_MATERIAL PROVIDED_:
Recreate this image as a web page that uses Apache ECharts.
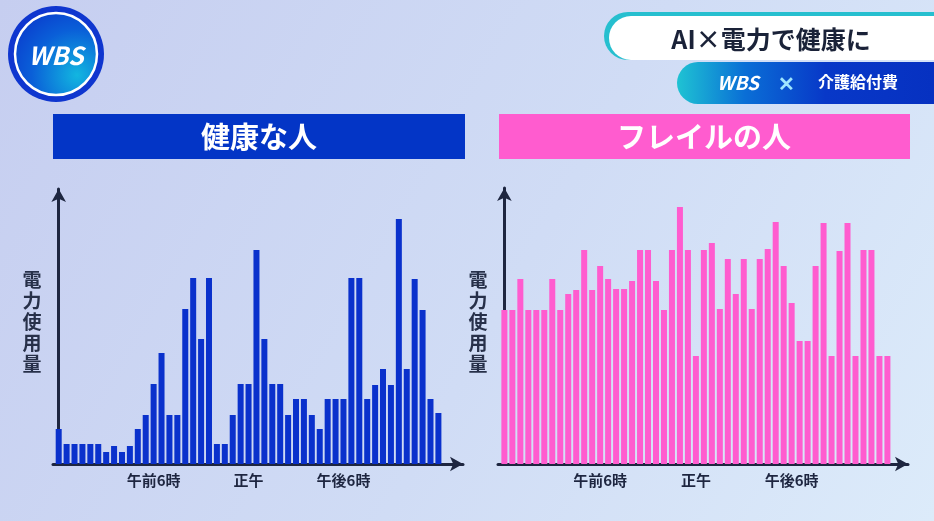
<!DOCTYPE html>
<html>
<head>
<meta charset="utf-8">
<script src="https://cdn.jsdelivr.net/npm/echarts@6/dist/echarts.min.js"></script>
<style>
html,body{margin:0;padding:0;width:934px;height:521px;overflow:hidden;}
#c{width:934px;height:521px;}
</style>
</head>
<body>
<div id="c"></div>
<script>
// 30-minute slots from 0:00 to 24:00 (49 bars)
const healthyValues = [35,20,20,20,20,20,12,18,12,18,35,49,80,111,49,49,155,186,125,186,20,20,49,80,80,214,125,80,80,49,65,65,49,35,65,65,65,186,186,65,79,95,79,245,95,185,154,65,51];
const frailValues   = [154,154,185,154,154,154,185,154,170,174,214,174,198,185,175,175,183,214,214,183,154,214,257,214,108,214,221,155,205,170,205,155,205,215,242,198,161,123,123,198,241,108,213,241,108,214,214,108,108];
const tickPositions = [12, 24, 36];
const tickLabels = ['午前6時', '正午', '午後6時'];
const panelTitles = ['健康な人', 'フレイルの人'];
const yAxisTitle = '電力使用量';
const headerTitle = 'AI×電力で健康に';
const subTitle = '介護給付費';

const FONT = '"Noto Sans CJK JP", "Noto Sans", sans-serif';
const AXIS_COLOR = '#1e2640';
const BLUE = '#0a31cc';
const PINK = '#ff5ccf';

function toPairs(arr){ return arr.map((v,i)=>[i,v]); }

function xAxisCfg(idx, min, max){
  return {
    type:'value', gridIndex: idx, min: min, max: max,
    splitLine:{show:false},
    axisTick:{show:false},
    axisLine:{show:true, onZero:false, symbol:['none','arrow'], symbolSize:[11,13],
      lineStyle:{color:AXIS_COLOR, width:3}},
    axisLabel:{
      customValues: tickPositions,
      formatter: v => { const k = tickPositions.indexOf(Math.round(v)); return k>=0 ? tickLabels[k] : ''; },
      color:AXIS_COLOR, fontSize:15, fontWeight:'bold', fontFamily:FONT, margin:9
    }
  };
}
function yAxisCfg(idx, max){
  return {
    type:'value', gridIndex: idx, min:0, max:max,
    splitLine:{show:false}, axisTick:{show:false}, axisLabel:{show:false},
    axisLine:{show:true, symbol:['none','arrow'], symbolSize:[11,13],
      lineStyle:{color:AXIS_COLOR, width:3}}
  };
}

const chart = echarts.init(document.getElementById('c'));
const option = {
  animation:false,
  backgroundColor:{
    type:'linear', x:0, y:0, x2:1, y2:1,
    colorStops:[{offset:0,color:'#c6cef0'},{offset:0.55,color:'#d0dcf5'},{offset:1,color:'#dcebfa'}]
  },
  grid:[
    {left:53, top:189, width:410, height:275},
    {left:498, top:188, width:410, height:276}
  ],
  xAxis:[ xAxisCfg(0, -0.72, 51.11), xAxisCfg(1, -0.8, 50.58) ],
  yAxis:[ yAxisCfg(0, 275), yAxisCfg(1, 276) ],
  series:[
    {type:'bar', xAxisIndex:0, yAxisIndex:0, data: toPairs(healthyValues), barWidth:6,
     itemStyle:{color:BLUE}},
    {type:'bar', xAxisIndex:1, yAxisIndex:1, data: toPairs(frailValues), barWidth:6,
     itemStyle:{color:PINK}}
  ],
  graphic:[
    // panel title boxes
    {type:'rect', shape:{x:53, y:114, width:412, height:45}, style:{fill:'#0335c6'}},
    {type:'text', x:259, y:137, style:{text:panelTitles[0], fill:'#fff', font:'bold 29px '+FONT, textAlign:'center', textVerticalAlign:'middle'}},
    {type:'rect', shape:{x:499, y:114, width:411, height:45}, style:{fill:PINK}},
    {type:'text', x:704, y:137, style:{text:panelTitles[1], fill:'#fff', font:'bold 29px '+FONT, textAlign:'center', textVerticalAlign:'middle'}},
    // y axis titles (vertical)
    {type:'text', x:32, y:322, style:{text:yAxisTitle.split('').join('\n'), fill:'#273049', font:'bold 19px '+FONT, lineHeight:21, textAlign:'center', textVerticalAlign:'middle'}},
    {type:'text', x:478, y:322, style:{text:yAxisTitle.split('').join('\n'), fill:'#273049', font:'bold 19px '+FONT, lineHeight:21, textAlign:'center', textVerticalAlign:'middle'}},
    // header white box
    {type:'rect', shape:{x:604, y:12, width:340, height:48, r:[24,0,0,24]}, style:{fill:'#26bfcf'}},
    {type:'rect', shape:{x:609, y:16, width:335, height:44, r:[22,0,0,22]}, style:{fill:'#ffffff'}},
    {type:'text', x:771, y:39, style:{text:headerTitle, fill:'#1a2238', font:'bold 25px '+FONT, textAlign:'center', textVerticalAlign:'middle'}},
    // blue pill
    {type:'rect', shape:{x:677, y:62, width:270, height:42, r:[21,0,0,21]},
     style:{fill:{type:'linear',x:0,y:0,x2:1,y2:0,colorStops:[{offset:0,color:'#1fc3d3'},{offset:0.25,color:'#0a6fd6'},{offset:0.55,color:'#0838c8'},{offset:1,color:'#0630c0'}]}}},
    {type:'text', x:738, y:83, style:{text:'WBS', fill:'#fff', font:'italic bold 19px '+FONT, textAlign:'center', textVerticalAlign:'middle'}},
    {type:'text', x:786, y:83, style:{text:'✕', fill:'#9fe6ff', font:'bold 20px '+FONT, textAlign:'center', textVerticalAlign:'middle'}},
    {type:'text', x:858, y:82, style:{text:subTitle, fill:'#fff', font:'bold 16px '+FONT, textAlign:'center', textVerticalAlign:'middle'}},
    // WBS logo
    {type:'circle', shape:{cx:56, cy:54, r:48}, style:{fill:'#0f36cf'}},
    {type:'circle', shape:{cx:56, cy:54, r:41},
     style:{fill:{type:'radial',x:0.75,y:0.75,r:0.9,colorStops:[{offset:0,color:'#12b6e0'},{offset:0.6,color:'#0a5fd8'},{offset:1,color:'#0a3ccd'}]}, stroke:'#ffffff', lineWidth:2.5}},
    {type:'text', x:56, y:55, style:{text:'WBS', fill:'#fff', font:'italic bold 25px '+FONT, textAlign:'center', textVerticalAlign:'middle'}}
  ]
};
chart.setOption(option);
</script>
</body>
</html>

_GOAL_:
Restate the data above word for word. Skip every picture.

_WRITTEN ANSWER_:
Recreate this image as a web page that uses Apache ECharts.
<!DOCTYPE html>
<html>
<head>
<meta charset="utf-8">
<script src="https://cdn.jsdelivr.net/npm/echarts@6/dist/echarts.min.js"></script>
<style>
html,body{margin:0;padding:0;width:934px;height:521px;overflow:hidden;}
#c{width:934px;height:521px;}
</style>
</head>
<body>
<div id="c"></div>
<script>
// 30-minute slots from 0:00 to 24:00 (49 bars)
const healthyValues = [35,20,20,20,20,20,12,18,12,18,35,49,80,111,49,49,155,186,125,186,20,20,49,80,80,214,125,80,80,49,65,65,49,35,65,65,65,186,186,65,79,95,79,245,95,185,154,65,51];
const frailValues   = [154,154,185,154,154,154,185,154,170,174,214,174,198,185,175,175,183,214,214,183,154,214,257,214,108,214,221,155,205,170,205,155,205,215,242,198,161,123,123,198,241,108,213,241,108,214,214,108,108];
const tickPositions = [12, 24, 36];
const tickLabels = ['午前6時', '正午', '午後6時'];
const panelTitles = ['健康な人', 'フレイルの人'];
const yAxisTitle = '電力使用量';
const headerTitle = 'AI×電力で健康に';
const subTitle = '介護給付費';

const FONT = '"Noto Sans CJK JP", "Noto Sans", sans-serif';
const AXIS_COLOR = '#1e2640';
const BLUE = '#0a31cc';
const PINK = '#ff5ccf';

function toPairs(arr){ return arr.map((v,i)=>[i,v]); }

function xAxisCfg(idx, min, max){
  return {
    type:'value', gridIndex: idx, min: min, max: max,
    splitLine:{show:false},
    axisTick:{show:false},
    axisLine:{show:true, onZero:false, symbol:['none','arrow'], symbolSize:[11,13],
      lineStyle:{color:AXIS_COLOR, width:3}},
    axisLabel:{
      customValues: tickPositions,
      formatter: v => { const k = tickPositions.indexOf(Math.round(v)); return k>=0 ? tickLabels[k] : ''; },
      color:AXIS_COLOR, fontSize:15, fontWeight:'bold', fontFamily:FONT, margin:9
    }
  };
}
function yAxisCfg(idx, max){
  return {
    type:'value', gridIndex: idx, min:0, max:max,
    splitLine:{show:false}, axisTick:{show:false}, axisLabel:{show:false},
    axisLine:{show:true, symbol:['none','arrow'], symbolSize:[11,13],
      lineStyle:{color:AXIS_COLOR, width:3}}
  };
}

const chart = echarts.init(document.getElementById('c'));
const option = {
  animation:false,
  backgroundColor:{
    type:'linear', x:0, y:0, x2:1, y2:1,
    colorStops:[{offset:0,color:'#c6cef0'},{offset:0.55,color:'#d0dcf5'},{offset:1,color:'#dcebfa'}]
  },
  grid:[
    {left:53, top:189, width:410, height:275},
    {left:498, top:188, width:410, height:276}
  ],
  xAxis:[ xAxisCfg(0, -0.72, 51.11), xAxisCfg(1, -0.8, 50.58) ],
  yAxis:[ yAxisCfg(0, 275), yAxisCfg(1, 276) ],
  series:[
    {type:'bar', xAxisIndex:0, yAxisIndex:0, data: toPairs(healthyValues), barWidth:6,
     itemStyle:{color:BLUE}},
    {type:'bar', xAxisIndex:1, yAxisIndex:1, data: toPairs(frailValues), barWidth:6,
     itemStyle:{color:PINK}}
  ],
  graphic:[
    // panel title boxes
    {type:'rect', shape:{x:53, y:114, width:412, height:45}, style:{fill:'#0335c6'}},
    {type:'text', x:259, y:137, style:{text:panelTitles[0], fill:'#fff', font:'bold 29px '+FONT, textAlign:'center', textVerticalAlign:'middle'}},
    {type:'rect', shape:{x:499, y:114, width:411, height:45}, style:{fill:PINK}},
    {type:'text', x:704, y:137, style:{text:panelTitles[1], fill:'#fff', font:'bold 29px '+FONT, textAlign:'center', textVerticalAlign:'middle'}},
    // y axis titles (vertical)
    {type:'text', x:32, y:322, style:{text:yAxisTitle.split('').join('\n'), fill:'#273049', font:'bold 19px '+FONT, lineHeight:21, textAlign:'center', textVerticalAlign:'middle'}},
    {type:'text', x:478, y:322, style:{text:yAxisTitle.split('').join('\n'), fill:'#273049', font:'bold 19px '+FONT, lineHeight:21, textAlign:'center', textVerticalAlign:'middle'}},
    // header white box
    {type:'rect', shape:{x:604, y:12, width:340, height:48, r:[24,0,0,24]}, style:{fill:'#26bfcf'}},
    {type:'rect', shape:{x:609, y:16, width:335, height:44, r:[22,0,0,22]}, style:{fill:'#ffffff'}},
    {type:'text', x:771, y:39, style:{text:headerTitle, fill:'#1a2238', font:'bold 25px '+FONT, textAlign:'center', textVerticalAlign:'middle'}},
    // blue pill
    {type:'rect', shape:{x:677, y:62, width:270, height:42, r:[21,0,0,21]},
     style:{fill:{type:'linear',x:0,y:0,x2:1,y2:0,colorStops:[{offset:0,color:'#1fc3d3'},{offset:0.25,color:'#0a6fd6'},{offset:0.55,color:'#0838c8'},{offset:1,color:'#0630c0'}]}}},
    {type:'text', x:738, y:83, style:{text:'WBS', fill:'#fff', font:'italic bold 19px '+FONT, textAlign:'center', textVerticalAlign:'middle'}},
    {type:'text', x:786, y:83, style:{text:'✕', fill:'#9fe6ff', font:'bold 20px '+FONT, textAlign:'center', textVerticalAlign:'middle'}},
    {type:'text', x:858, y:82, style:{text:subTitle, fill:'#fff', font:'bold 16px '+FONT, textAlign:'center', textVerticalAlign:'middle'}},
    // WBS logo
    {type:'circle', shape:{cx:56, cy:54, r:48}, style:{fill:'#0f36cf'}},
    {type:'circle', shape:{cx:56, cy:54, r:41},
     style:{fill:{type:'radial',x:0.75,y:0.75,r:0.9,colorStops:[{offset:0,color:'#12b6e0'},{offset:0.6,color:'#0a5fd8'},{offset:1,color:'#0a3ccd'}]}, stroke:'#ffffff', lineWidth:2.5}},
    {type:'text', x:56, y:55, style:{text:'WBS', fill:'#fff', font:'italic bold 25px '+FONT, textAlign:'center', textVerticalAlign:'middle'}}
  ]
};
chart.setOption(option);
</script>
</body>
</html>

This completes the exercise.